The Diamond Sūtra gave rise to a culture of artwork, sūtra veneration, and commentaries in East Asian Buddhism. By the end of the Tang Dynasty (907) in China there were over 800 commentaries written on it. One of the best known commentaries is the Exegesis on the Diamond Sutra by Hui Neng, the Sixth Patriarch of the Chan School. 
The Diamond Sūtra, like many Buddhist sūtras, begins with the phrase "Thus have I heard" (Skt. evaṃ mayā śrutam). In the sūtra, the Buddha has finished his daily walk with the monks to gather offerings of food, and he sits down to rest. Elder Subhūti comes forth and asks the Buddha a question. What follows is a dialogue regarding the nature of perception. The Buddha often uses paradoxical phrases such as, "What is called the highest teaching is not the highest teaching". The Buddha is generally thought to be trying to help Subhūti unlearn his preconceived, limited notions of the nature of reality and enlightenment. Emphasizing that all forms, thoughts and conceptions are ultimately illusory, he teaches that true enlightenment cannot be grasped through them; they must be set aside. In his commentary on the Diamond Sūtra Hsing Yun describes the four main points from the sūtra as giving without attachment to self, liberating beings without notions of self and other, living without attachment, and cultivating without attainment.

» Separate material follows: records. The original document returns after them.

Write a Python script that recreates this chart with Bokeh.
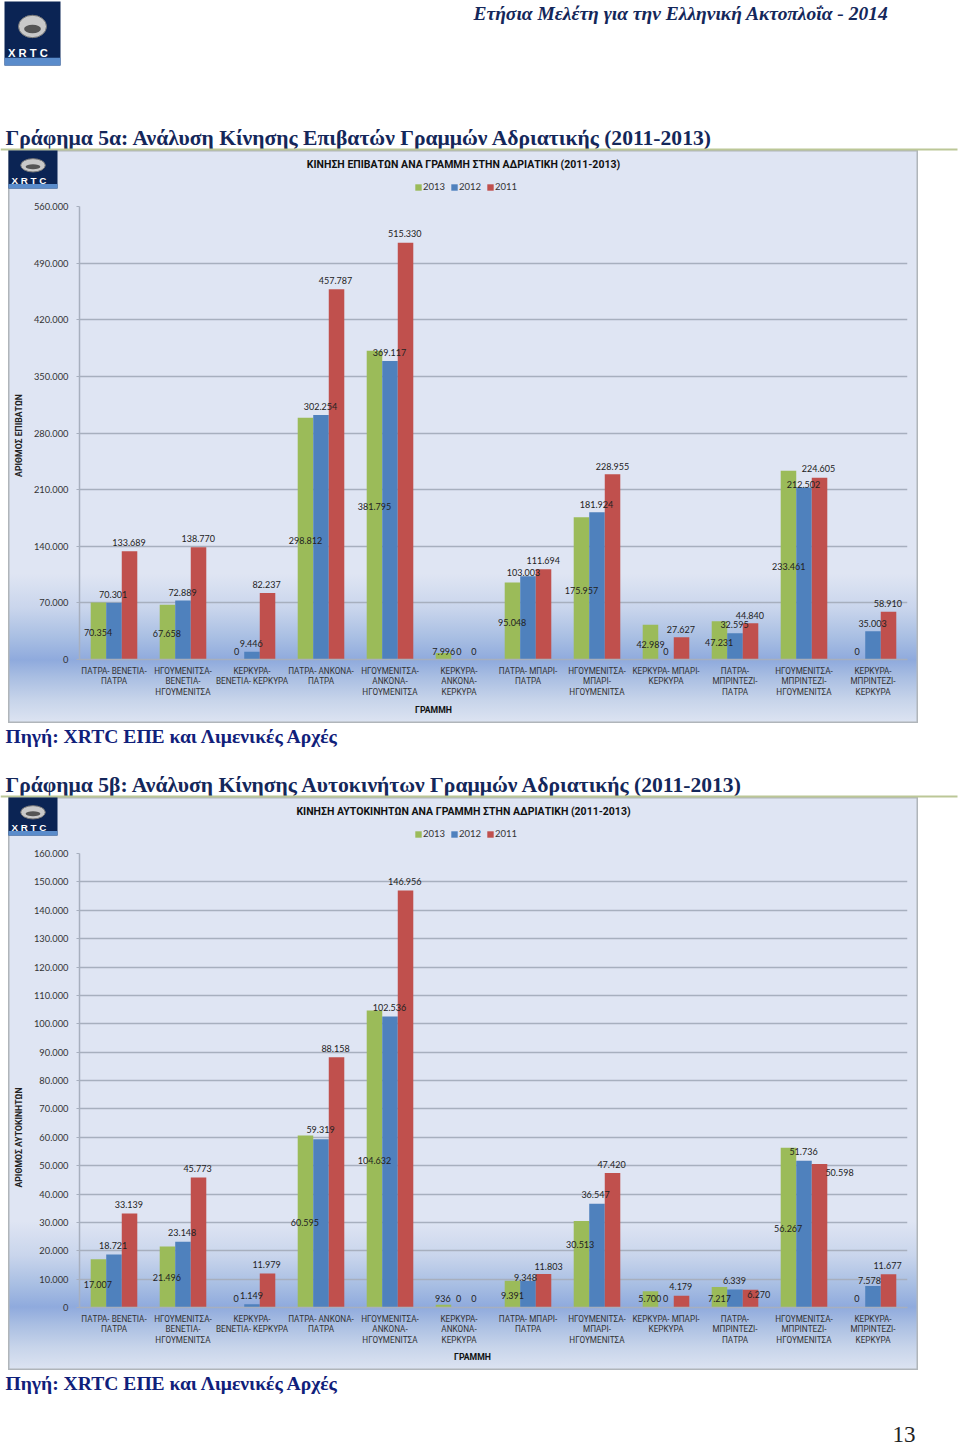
import math
from bokeh.plotting import figure
from bokeh.layouts import column
from bokeh.models import ColumnDataSource, FixedTicker, Range1d, FactorRange, Legend, LegendItem
from bokeh.transform import dodge
from bokeh.core.properties import value
from bokeh.embed import file_html
from bokeh.resources import INLINE

CATEGORIES = [
    "ΠΑΤΡΑ- ΒΕΝΕΤΙΑ-\nΠΑΤΡΑ", "ΗΓΟΥΜΕΝΙΤΣΑ-\nΒΕΝΕΤΙΑ-\nΗΓΟΥΜΕΝΙΤΣΑ", "ΚΕΡΚΥΡΑ-\nΒΕΝΕΤΙΑ- ΚΕΡΚΥΡΑ",
    "ΠΑΤΡΑ- ΑΝΚΟΝΑ-\nΠΑΤΡΑ", "ΗΓΟΥΜΕΝΙΤΣΑ-\nΑΝΚΟΝΑ-\nΗΓΟΥΜΕΝΙΤΣΑ", "ΚΕΡΚΥΡΑ-\nΑΝΚΟΝΑ-\nΚΕΡΚΥΡΑ",
    "ΠΑΤΡΑ- ΜΠΑΡΙ-\nΠΑΤΡΑ", "ΗΓΟΥΜΕΝΙΤΣΑ-\nΜΠΑΡΙ-\nΗΓΟΥΜΕΝΙΤΣΑ", "ΚΕΡΚΥΡΑ- ΜΠΑΡΙ-\nΚΕΡΚΥΡΑ",
    "ΠΑΤΡΑ-\nΜΠΡΙΝΤΕΖΙ-\nΠΑΤΡΑ", "ΗΓΟΥΜΕΝΙΤΣΑ-\nΜΠΡΙΝΤΕΖΙ-\nΗΓΟΥΜΕΝΙΤΣΑ", "ΚΕΡΚΥΡΑ-\nΜΠΡΙΝΤΕΖΙ-\nΚΕΡΚΥΡΑ",
]
YEARS = ["2013", "2012", "2011"]

PAX_2013 = [70354, 67658, 0, 298812, 381795, 7996, 95048, 175957, 42989, 47231, 233461, 0]
PAX_2012 = [70301, 72889, 9446, 302254, 369117, 0, 103003, 181924, 0, 32595, 212502, 35003]
PAX_2011 = [133689, 138770, 82237, 457787, 515330, 0, 111694, 228955, 27627, 44840, 224605, 58910]
CAR_2013 = [17007, 21496, 0, 60595, 104632, 936, 9391, 30513, 5700, 7217, 56267, 0]
CAR_2012 = [18721, 23148, 1149, 59319, 102536, 0, 9348, 36547, 0, 6339, 51736, 7578]
CAR_2011 = [33139, 45773, 11979, 88158, 146956, 0, 11803, 47420, 4179, 6270, 50598, 11677]

PAX_TICKS = [0, 70000, 140000, 210000, 280000, 350000, 420000, 490000, 560000]
CAR_TICKS = [0, 10000, 20000, 30000, 40000, 50000, 60000, 70000, 80000, 90000, 100000,
             110000, 120000, 130000, 140000, 150000, 160000]

# where the (deliberately displaced) data labels sit on the page, per series, per category
PAX_LABEL_XY = [
    [(97.5, 632.3), (166.3, 633.3), (236, 651.3), (305, 539.7), (374, 505.5), (443.3, 651.3),
     (511.7, 622.3), (581, 589.7), (650, 643.7), (718.7, 641.7), (788.3, 566.3), (856.7, 651.3)],
    [(112.7, 594), (182, 591.7), (250.7, 643.3), (320, 405.5), (389, 351.5), (458.3, 651.3),
     (523, 572), (596, 503.5), (665.3, 651.3), (734, 624.3), (803, 484), (872, 622.7)],
    [(128.5, 542.3), (197.7, 538.3), (266, 584), (335, 279.5), (404.3, 232.7), (473.3, 651.3),
     (542.7, 560.3), (612, 465.5), (680.3, 628.7), (749.3, 614.7), (818, 468), (887.3, 603.3)],
]
CAR_LABEL_XY = [
    [(97.3, 1284), (166.3, 1277.3), (235.7, 1298), (304.3, 1222), (374, 1159.5), (442.3, 1298),
     (512, 1295), (579.7, 1244.3), (649.3, 1298), (719, 1298), (787.7, 1228.3), (856.3, 1298)],
    [(112.7, 1244.7), (181.7, 1232.3), (251, 1294.7), (320, 1129), (389, 1006.5), (458, 1298),
     (525, 1276.7), (595, 1194), (665, 1298), (734, 1280), (803, 1151), (869, 1280.3)],
    [(128.3, 1204), (197, 1168), (266, 1264), (335, 1048), (404.3, 881), (473.3, 1298),
     (548, 1266), (611, 1164), (680.3, 1286.3), (758.3, 1294.3), (839, 1172), (887, 1264.7)],
]

GREEN, BLUE, RED = "#9BBB59", "#4F81BD", "#C0504D"
NAVY = "#14275a"
SRC = "#10207a"
SERIF = "Liberation Serif"
SANS = "Roboto"
GRID = "#a7afbe"
FONT_NUM = "Lato"

GRADIENT = ("linear-gradient(to bottom, #dfe5f3 0%, #dfe5f3 74%, #c9d5ec 80%, #a9bfe3 85%, "
            "#8faadd 89%, #a9bee2 92%, #c7d4ea 96%, #dde4f2 100%)")


def fmt(v):
    return f"{v:,}".replace(",", ".")


def ptext(p, x, y, s, size, color, font=SERIF, style="bold", align="left", angle=0):
    p.text(x=[x], y=[y], text=[s], text_font=value(font), text_font_size=f"{size}px",
           text_font_style=style, text_color=color, text_align=align, text_baseline="middle", angle=angle)


def draw_logo(p, x0, y0, w, h):
    p.quad(left=[x0], right=[x0 + w], top=[y0], bottom=[y0 + h], fill_color="#0b2454", line_color=None)
    p.quad(left=[x0], right=[x0 + w], top=[y0 + h * .88], bottom=[y0 + h], fill_color="#5a8ccb", line_color=None)
    p.ellipse(x=[x0 + w * .5], y=[y0 + h * .39], width=[w * .5], height=[h * .35],
              fill_color="#c9c9c9", line_color="#777777")
    p.ellipse(x=[x0 + w * .5], y=[y0 + h * .43], width=[w * .3], height=[h * .13],
              fill_color="#555555", line_color=None)
    ptext(p, x0 + w * .5, y0 + h * .8, "X  R  T  C", w * .2, "white", font="Liberation Sans", align="center")


def chart(ticks, ymax, series, label_xy, page_top, bottom_b, margin_top):
    W, H = 910, 573
    L, R, T, B = 71, 11, 56, bottom_b
    fl, ft = 8 + L, page_top + T
    fw, fh = W - L - R, H - T - B
    fb = ft + fh
    p = figure(width=W, height=H, x_range=FactorRange(factors=CATEGORIES, range_padding=0),
               y_range=Range1d(0, ymax), toolbar_location=None, output_backend="svg",
               min_border_left=L, min_border_right=R, min_border_top=T, min_border_bottom=B,
               outline_line_color=None, background_fill_color=None, border_fill_color=None,
               frame_align=False, margin=(margin_top, 0, 0, 8),
               styles={"background": GRADIENT, "box-shadow": "inset 0 0 0 1.5px #b0b5ba"})
    p.xgrid.visible = False
    p.ygrid.grid_line_color = GRID
    p.ygrid.grid_line_width = 1.5
    p.yaxis.ticker = FixedTicker(ticks=ticks)
    p.yaxis.major_label_overrides = {t: fmt(t) for t in ticks}
    p.yaxis.major_label_text_font = FONT_NUM
    p.yaxis.major_label_text_font_size = "9.3px"
    p.yaxis.major_label_text_color = "#333333"
    p.yaxis.major_tick_in = 0
    p.yaxis.major_tick_out = 3
    p.yaxis.minor_tick_line_color = None
    p.yaxis.major_label_standoff = 8
    p.xaxis.minor_tick_line_color = None
    p.xaxis.major_label_text_font = SANS
    p.xaxis.major_label_text_font_size = "8.2px"
    p.xaxis.major_label_text_color = "#333333"
    p.xaxis.major_label_text_line_height = 1.08
    p.xaxis.major_label_standoff = 0
    p.xaxis.major_label_orientation = "horizontal"
    p.axis.axis_line_color = GRID
    p.axis.axis_line_width = 1.5
    p.axis.major_tick_line_color = GRID
    p.xaxis.major_tick_line_color = None

    cw = fw / 12
    for s, (vals, year, col) in enumerate(zip(series, YEARS, (GREEN, BLUE, RED))):
        off = (s - 1) * 0.225
        src = ColumnDataSource(dict(cat=CATEGORIES, v=vals))
        p.vbar(x=dodge("cat", off, range=p.x_range), top="v", bottom=0, width=0.225,
               source=src, fill_color=col, line_color=None)
    for s, vals in enumerate(series):
        off = (s - 1) * 0.225
        dx, dy = [], []
        for g, v in enumerate(vals):
            ax = fl + (g + 0.5 + off) * cw
            ay = fb - v / ymax * fh
            dx.append(label_xy[s][g][0] - ax)
            dy.append(label_xy[s][g][1] - ay)
        src = ColumnDataSource(dict(cat=CATEGORIES, v=vals, t=[fmt(v) for v in vals], dx=dx, dy=dy))
        p.text(x=dodge("cat", off, range=p.x_range), y="v", text="t", x_offset="dx", y_offset="dy",
               source=src, text_font=value(FONT_NUM), text_font_size="9px", text_color="#222222",
               text_align="center", text_baseline="middle")
    return p


# ---- transparent sheet over the whole page: everything that lies outside the plot frames
sheet = figure(width=960, height=1447, toolbar_location=None, output_backend="svg",
               x_range=Range1d(0, 960), y_range=Range1d(1447, 0), min_border=0, frame_align=False,
               outline_line_color=None, background_fill_color=None, border_fill_color=None,
               styles={"position": "absolute", "top": "0px", "left": "0px", "z-index": "5",
                       "width": "960px", "height": "1447px"})
sheet.axis.visible = False
sheet.grid.visible = False

draw_logo(sheet, 4, 1, 56, 64)
ptext(sheet, 473, 13, "Ετήσια Μελέτη για την Ελληνική Ακτοπλοΐα - 2014", 19.5, NAVY, style="bold italic")
ptext(sheet, 5, 137, "Γράφημα 5α: Ανάλυση Κίνησης Επιβατών Γραμμών Αδριατικής (2011-2013)", 21.6, NAVY)
sheet.line(x=[0, 957], y=[149, 149], line_color="#bcc797", line_width=2)
ptext(sheet, 5, 736, "Πηγή: XRTC ΕΠΕ και Λιμενικές Αρχές", 19.6, SRC)
ptext(sheet, 5, 784, "Γράφημα 5β: Ανάλυση Κίνησης Αυτοκινήτων Γραμμών Αδριατικής (2011-2013)", 21.6, NAVY)
sheet.line(x=[0, 957], y=[796, 796], line_color="#bcc797", line_width=2)
ptext(sheet, 5, 1383, "Πηγή: XRTC ΕΠΕ και Λιμενικές Αρχές", 19.6, SRC)
ptext(sheet, 915, 1433.5, "13", 23, "#222222", style="normal", align="right")

for top, title, tx, ytitle, yty, gx in (
    (150, "ΚΙΝΗΣΗ ΕΠΙΒΑΤΩΝ ΑΝΑ ΓΡΑΜΜΗ ΣΤΗΝ ΑΔΡΙΑΤΙΚΗ (2011-2013)", 463, "ΑΡΙΘΜΟΣ ΕΠΙΒΑΤΩΝ", 435, 433),
    (797, "ΚΙΝΗΣΗ ΑΥΤΟΚΙΝΗΤΩΝ ΑΝΑ ΓΡΑΜΜΗ ΣΤΗΝ ΑΔΡΙΑΤΙΚΗ (2011-2013)", 463, "ΑΡΙΘΜΟΣ ΑΥΤΟΚΙΝΗΤΩΝ", 1137, 472),
):
    draw_logo(sheet, 8, top, 49, 38)
    ptext(sheet, tx, top + 14, title, 10.5, "#111111", font=SANS, align="center")
    ptext(sheet, 18, yty, ytitle, 8.7, "#222222", font=SANS, align="center", angle=math.pi / 2)
    ptext(sheet, gx, top + 559.5, "ΓΡΑΜΜΗ", 8.7, "#111111", font=SANS, align="center")
    items = []
    for year, col in zip(YEARS, (GREEN, BLUE, RED)):
        nothing = [float("nan")]
        r = sheet.quad(left=nothing, right=nothing, top=nothing, bottom=nothing, fill_color=col, line_color=None)
        items.append(LegendItem(label=year, renderers=[r]))
    leg = Legend(items=items, orientation="horizontal", location=(414, 1447 - (top + 42)),
                 background_fill_alpha=0, border_line_color=None, padding=0, margin=0, spacing=5,
                 glyph_width=8, glyph_height=8, label_standoff=1, label_height=8,
                 label_text_font=FONT_NUM, label_text_font_size="9.5px", label_text_color="#333333")
    sheet.add_layout(leg)

c1 = chart(PAX_TICKS, 560000, (PAX_2013, PAX_2012, PAX_2011), PAX_LABEL_XY, 150, 64, 150)
c2 = chart(CAR_TICKS, 160000, (CAR_2013, CAR_2012, CAR_2011), CAR_LABEL_XY, 797, 63, 74)

page = column(sheet, c1, c2, spacing=0, width=960, height=1447)
open("out.html", "w").write(file_html(page, INLINE))
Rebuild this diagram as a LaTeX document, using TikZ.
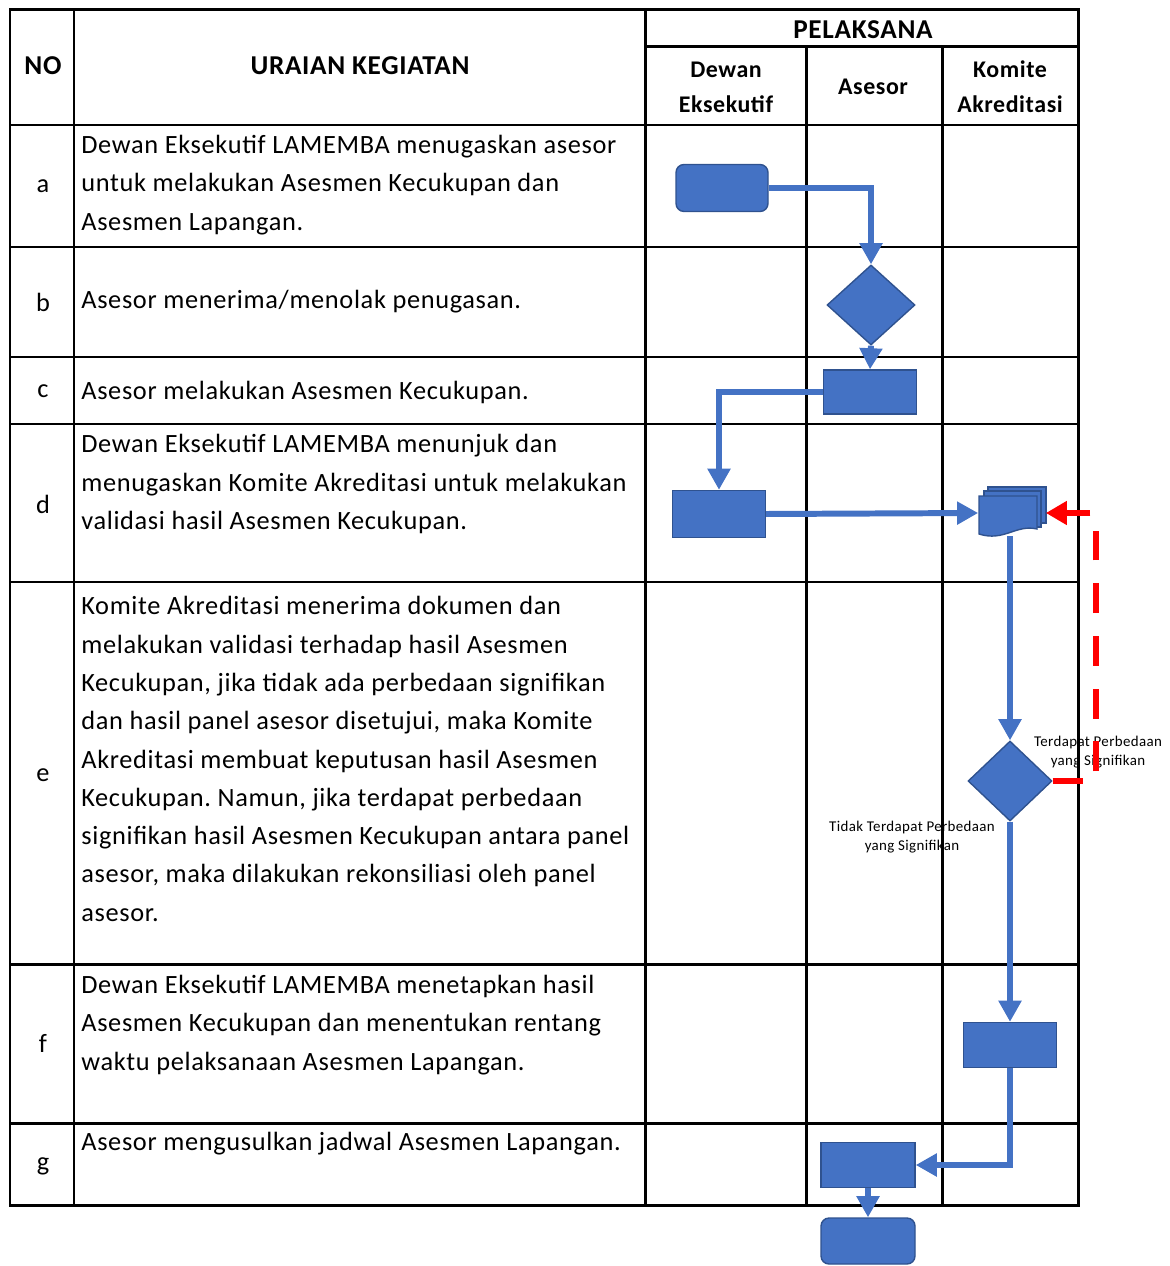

Throughout the teaching, the Buddha repeats that successful assimilation of even a four-line extract of it is of incalculable merit and can bring about enlightenment. One specific extract that draws much attention in this respect is a highly ornate four-line verse about impermanence appearing at the end of the sūtra. Section 26 also ends with a four-line gatha.
All composed things are like a dream,
a phantom, a drop of dew, a flash of lightning.
That is how to meditate on them,
that is how to observe them.
There is a wood block printed copy in the British Library which, although not the earliest example of block printing, is the earliest example which bears an actual date. The book displays a great maturity of design and layout and speaks of a considerable ancestry for woodblock printing.
The extant copy has the form of a scroll, about 5 meters (16 ft) long. The archaeologist Sir Marc Aurel Stein purchased it in 1907 in the walled-up Mogao Caves near Dunhuang in northwest China from a monk guarding the caves - known as the "Caves of the Thousand Buddhas".
The colophon, at the inner end, reads:
Reverently made for universal free distribution by Wang Jie on behalf of his two parents on the 15th of the 4th moon of the 9th year of Xiantong [11 May 868].
This is approximately 587 years before the Gutenberg Bible was first printed.
In 2010 UK writer and historian Frances Wood, head of the Chinese section at the British Library, was involved in the restoration of its copy of the book. The British Library website allows readers to view the Diamond Sutra in its entirety.